REQUIRED TASK:
Below are several records. Retype exactly those lines running from the one with "Recreate this image" through the one with "y_ticks = [0, 1, 2, 3, 4, 5]", end lines included, and no others.

══ LISTED ENTRIES

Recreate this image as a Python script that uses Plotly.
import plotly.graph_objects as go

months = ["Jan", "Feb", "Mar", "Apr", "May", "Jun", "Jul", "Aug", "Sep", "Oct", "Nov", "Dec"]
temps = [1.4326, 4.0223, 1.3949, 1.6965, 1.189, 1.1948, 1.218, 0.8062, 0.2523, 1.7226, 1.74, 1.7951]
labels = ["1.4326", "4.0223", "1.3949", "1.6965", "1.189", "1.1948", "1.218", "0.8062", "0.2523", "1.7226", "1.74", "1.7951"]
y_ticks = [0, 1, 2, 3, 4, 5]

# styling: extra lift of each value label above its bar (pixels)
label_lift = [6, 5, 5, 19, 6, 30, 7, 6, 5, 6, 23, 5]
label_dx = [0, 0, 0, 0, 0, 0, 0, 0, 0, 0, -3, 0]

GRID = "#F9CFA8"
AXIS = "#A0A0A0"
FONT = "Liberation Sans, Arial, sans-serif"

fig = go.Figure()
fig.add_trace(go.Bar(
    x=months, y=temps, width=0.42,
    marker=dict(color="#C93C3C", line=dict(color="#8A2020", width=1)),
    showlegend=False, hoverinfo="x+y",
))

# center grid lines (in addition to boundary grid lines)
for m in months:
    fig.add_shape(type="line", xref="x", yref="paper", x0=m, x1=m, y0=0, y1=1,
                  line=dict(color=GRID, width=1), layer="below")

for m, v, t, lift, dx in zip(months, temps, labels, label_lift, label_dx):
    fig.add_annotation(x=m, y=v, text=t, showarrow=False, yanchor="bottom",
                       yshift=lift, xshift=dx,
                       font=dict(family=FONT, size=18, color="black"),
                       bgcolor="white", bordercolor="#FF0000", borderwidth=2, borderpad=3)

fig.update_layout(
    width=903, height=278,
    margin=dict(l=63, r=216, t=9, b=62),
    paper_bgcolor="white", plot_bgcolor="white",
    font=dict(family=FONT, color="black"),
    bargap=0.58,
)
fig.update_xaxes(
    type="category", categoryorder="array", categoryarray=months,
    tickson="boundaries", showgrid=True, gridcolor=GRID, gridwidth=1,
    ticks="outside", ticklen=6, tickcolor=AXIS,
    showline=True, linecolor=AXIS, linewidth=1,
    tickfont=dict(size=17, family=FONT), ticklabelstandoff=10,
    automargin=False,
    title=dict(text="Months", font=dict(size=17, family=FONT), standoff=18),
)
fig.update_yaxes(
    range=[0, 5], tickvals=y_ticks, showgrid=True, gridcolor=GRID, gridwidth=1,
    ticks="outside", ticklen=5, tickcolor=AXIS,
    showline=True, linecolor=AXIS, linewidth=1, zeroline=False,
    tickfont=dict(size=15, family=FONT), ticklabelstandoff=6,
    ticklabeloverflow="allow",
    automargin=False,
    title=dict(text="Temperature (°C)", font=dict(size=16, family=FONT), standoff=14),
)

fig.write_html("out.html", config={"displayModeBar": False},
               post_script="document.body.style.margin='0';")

════
══ LISTED ENTRIES

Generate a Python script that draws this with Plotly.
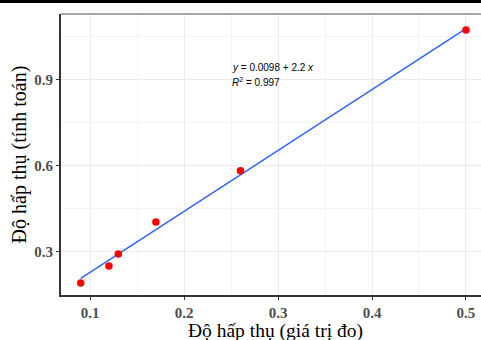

════

SOLVED EXERCISE:
Recreate this image as a Python script that uses Plotly.
import plotly.graph_objects as go

months = ["Jan", "Feb", "Mar", "Apr", "May", "Jun", "Jul", "Aug", "Sep", "Oct", "Nov", "Dec"]
temps = [1.4326, 4.0223, 1.3949, 1.6965, 1.189, 1.1948, 1.218, 0.8062, 0.2523, 1.7226, 1.74, 1.7951]
labels = ["1.4326", "4.0223", "1.3949", "1.6965", "1.189", "1.1948", "1.218", "0.8062", "0.2523", "1.7226", "1.74", "1.7951"]
y_ticks = [0, 1, 2, 3, 4, 5]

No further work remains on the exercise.